● **Work to be completed**
Everything from the opening line of the records below through the line with "import plotly.graph_objects as go" must be duplicated exactly, pictures left out.

● **Records for this exercise**

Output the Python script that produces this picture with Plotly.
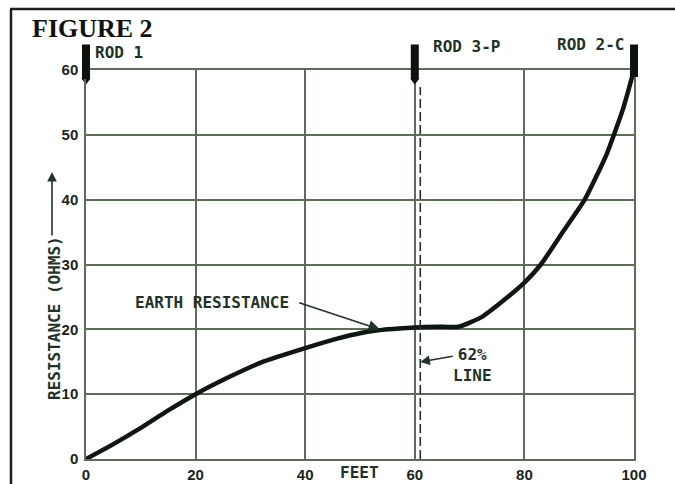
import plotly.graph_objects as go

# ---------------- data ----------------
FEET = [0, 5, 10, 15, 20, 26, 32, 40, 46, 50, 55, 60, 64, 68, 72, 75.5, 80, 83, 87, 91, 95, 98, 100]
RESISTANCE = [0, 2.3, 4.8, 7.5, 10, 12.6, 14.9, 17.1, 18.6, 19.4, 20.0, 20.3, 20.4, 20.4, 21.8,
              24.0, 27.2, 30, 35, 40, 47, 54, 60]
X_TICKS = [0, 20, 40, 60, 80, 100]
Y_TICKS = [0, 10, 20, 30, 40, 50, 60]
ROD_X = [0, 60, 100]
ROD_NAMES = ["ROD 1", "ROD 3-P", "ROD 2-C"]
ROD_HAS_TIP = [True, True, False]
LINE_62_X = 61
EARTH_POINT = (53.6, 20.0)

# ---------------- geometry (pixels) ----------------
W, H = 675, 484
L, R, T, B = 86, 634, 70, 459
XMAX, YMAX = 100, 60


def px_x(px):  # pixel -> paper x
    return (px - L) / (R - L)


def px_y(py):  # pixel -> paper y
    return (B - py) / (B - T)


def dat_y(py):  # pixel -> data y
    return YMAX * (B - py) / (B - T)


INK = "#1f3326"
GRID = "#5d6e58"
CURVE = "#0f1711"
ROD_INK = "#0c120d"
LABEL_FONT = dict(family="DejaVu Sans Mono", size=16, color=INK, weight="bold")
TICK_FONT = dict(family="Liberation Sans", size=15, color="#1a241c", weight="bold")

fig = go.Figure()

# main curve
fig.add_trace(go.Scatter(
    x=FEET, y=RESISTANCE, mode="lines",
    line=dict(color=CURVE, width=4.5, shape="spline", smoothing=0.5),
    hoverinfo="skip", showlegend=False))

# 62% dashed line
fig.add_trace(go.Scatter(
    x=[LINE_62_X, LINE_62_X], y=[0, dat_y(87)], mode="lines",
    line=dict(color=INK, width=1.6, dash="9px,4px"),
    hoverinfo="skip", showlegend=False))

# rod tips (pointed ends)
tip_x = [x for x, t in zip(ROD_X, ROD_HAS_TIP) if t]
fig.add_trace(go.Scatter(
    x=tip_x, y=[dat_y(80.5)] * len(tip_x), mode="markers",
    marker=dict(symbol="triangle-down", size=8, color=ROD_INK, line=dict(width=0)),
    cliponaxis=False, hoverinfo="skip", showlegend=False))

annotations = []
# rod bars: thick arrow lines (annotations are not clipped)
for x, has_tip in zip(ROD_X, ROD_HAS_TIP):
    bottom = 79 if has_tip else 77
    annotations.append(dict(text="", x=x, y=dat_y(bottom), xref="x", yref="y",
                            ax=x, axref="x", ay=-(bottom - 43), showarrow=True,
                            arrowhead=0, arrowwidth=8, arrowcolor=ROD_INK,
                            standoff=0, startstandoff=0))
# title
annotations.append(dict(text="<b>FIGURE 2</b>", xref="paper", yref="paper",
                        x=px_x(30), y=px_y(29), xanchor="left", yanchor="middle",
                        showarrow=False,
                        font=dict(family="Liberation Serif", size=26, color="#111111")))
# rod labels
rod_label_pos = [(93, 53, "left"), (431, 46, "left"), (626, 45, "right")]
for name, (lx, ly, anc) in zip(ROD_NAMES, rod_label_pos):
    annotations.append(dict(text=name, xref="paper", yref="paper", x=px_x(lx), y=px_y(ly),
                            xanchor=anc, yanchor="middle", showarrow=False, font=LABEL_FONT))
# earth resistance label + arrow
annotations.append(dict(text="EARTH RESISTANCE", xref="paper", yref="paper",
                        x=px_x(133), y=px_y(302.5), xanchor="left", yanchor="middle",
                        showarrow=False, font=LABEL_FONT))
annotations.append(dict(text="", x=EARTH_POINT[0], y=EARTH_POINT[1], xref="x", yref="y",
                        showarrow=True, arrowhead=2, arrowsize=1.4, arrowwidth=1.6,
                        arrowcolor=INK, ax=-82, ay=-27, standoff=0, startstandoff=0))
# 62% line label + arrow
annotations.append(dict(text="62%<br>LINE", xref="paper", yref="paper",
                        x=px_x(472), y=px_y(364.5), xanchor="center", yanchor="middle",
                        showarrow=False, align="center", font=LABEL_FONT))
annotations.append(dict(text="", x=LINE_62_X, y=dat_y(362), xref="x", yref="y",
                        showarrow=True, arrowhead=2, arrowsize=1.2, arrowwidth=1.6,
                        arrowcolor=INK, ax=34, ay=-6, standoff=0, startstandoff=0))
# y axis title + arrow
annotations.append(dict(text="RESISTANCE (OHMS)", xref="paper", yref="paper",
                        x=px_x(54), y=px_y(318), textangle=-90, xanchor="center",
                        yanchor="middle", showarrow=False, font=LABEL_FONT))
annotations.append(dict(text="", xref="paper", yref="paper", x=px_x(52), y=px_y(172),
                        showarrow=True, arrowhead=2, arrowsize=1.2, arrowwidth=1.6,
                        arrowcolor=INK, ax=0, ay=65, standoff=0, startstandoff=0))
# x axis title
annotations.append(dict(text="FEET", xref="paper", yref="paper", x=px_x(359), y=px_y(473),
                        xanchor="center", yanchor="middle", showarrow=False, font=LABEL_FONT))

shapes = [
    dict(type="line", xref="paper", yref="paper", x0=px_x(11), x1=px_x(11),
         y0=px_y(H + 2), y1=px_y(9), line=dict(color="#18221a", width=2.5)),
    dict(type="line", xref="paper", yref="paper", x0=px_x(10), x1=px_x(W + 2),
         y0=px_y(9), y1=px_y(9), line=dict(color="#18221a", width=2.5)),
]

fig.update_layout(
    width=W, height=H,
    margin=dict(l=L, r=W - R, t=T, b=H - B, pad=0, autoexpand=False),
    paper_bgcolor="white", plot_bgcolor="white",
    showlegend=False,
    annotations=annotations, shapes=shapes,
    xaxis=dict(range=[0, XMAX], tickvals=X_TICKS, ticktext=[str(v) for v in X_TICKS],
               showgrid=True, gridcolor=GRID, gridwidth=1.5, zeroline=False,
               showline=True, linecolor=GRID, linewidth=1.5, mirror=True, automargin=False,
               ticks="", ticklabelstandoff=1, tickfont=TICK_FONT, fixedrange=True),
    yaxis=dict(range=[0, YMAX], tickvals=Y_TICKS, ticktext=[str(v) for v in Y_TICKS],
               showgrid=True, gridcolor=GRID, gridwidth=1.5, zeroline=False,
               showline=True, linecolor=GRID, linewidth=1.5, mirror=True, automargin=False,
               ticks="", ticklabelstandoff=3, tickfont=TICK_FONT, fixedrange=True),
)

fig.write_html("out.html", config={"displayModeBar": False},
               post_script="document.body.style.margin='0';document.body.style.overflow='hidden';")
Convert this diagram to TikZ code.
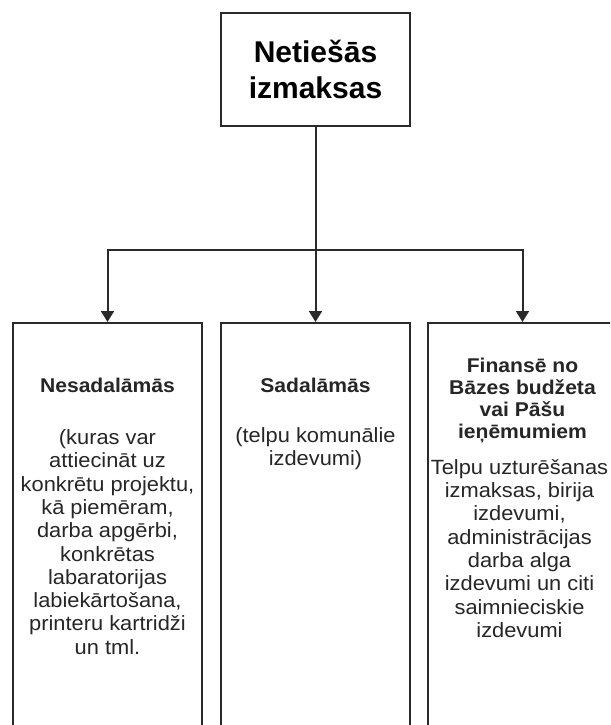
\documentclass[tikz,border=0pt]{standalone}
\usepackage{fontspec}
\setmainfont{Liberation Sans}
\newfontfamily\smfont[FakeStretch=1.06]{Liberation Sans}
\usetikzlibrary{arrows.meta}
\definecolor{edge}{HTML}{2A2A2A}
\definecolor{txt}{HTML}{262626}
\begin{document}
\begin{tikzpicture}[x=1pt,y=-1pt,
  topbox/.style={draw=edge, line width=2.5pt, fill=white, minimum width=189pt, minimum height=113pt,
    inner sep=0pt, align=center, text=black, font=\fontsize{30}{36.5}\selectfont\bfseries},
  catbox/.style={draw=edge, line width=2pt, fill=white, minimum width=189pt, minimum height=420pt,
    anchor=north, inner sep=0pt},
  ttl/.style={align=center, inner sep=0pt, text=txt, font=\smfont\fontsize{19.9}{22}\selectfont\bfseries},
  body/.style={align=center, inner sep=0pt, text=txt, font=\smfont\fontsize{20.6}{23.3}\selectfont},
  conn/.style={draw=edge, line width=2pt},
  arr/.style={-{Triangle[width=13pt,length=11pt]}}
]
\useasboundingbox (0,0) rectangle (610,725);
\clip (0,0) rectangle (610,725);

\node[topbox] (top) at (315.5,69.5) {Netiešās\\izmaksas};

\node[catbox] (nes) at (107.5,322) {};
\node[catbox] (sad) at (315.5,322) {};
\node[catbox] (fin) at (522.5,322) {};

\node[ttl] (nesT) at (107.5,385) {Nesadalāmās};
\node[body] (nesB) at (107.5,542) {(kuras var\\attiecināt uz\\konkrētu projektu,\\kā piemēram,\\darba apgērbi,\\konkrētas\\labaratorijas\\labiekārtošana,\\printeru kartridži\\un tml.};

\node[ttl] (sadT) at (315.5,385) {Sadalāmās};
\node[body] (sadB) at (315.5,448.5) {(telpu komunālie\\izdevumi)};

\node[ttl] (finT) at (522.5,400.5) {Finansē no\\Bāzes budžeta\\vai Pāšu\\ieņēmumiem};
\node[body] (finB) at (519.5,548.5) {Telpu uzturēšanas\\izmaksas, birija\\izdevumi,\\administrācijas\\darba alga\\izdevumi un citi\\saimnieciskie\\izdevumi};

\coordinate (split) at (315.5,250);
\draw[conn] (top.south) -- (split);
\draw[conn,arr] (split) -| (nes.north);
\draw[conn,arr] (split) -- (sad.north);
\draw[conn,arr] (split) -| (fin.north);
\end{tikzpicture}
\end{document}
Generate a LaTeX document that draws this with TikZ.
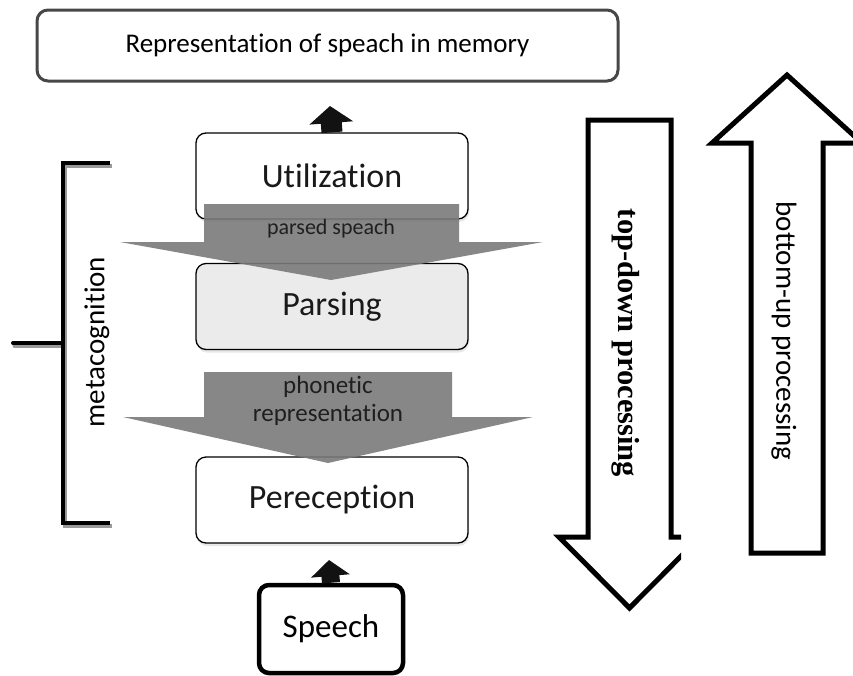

● **Answer to this problem**
Output the Python script that produces this picture with Plotly.
import plotly.graph_objects as go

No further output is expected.